Sie haben Ihre erste Tour de France 1997 an der Seite von Rudi Altig kommentiert. Wie fiel danach die Reaktion der Zuschauer aus?
Sehr schlecht. Shitstorms gab es damals zwar noch nicht, dafür aber haufenweise Beschwerden per Telefon und Brief beim Sender in München. Was für mich im Nachhinein kein Wunder war: Ich bin zwar bis zu einem schweren Sturz ein ganz guter Amateurfahrer gewesen, war aber im Journalismus ein Quereinsteiger – der nicht viel über die Fahrer, Taktik und Zusammenhänge im Profi-Radsport wusste. Die Kritik ging mir seinerzeit sehr nahe.
Wie ist es heute?
Ich weiß, dass meine Stimme und meine Art des Kommentierens nicht jedem gefällt, und dass ich es ohnehin nicht allen recht machen kann. Deshalb sehe ich es etwas distanzierter. Was mich allerdings gewaltig stört, ist die Anonymität, hinter sich viele Leute bei ihrer Kritik verstecken.

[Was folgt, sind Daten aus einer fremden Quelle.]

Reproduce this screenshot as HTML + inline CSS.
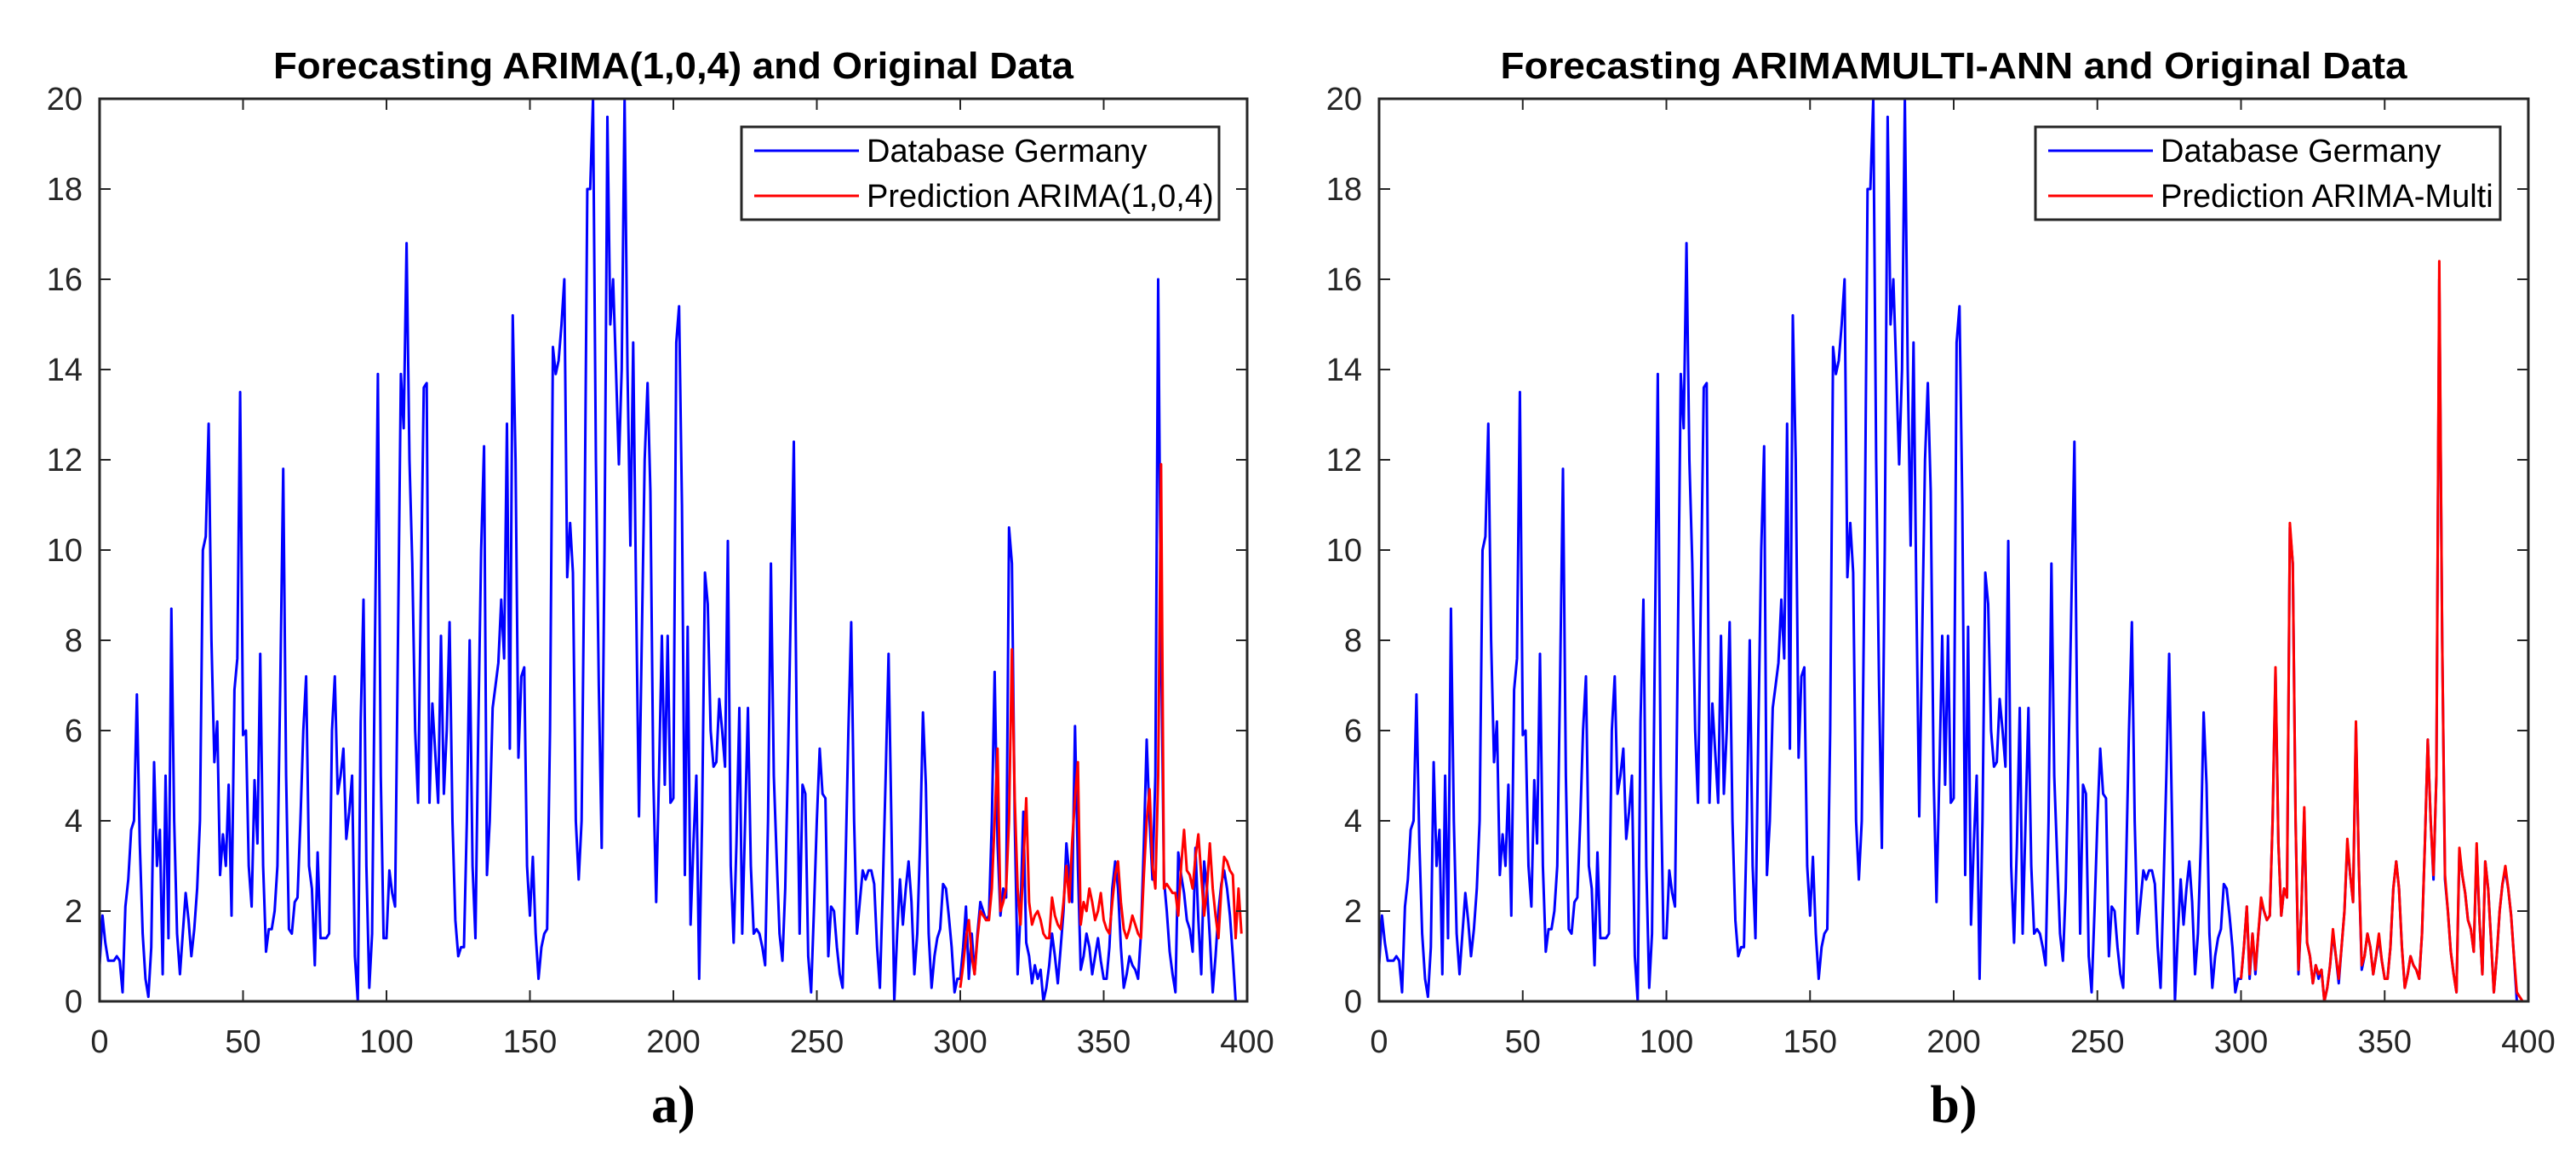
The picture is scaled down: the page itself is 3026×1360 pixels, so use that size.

Damit haben derzeit auch die Kommentatoren bei der Fußball-WM zu kämpfen.
Das ist noch mal eine ganz andere Liga – Besserwisser gibt es zwar auch im Radsport, aber natürlich nicht in dieser Anzahl. Ich finde absolut respektlos, wie mit den Kollegen umgegangen wird. Wir sind alle nur Menschen, die auch mal Fehler machen. Aber keiner hat es verdient, so fertiggemacht zu werden. Das ist unterste Schublade.
Gibt es im Radsport eine weibliche Kommentatorin?
Ja, eine Eurosport-Kollegin in den Niederlanden. Sie musste vor einem Jahr ähnliche Negativerlebnisse verkraften wie jetzt Fußball-Kommentatorin Claudia Neumann. Das ist ihr sehr schwer gefallen. Sie hat damals von Macho-Radsport-Fans derart auf die Mütze bekommen, dass sie unter Depressionen litt. Das war an Respektlosigkeit nicht zu überbieten.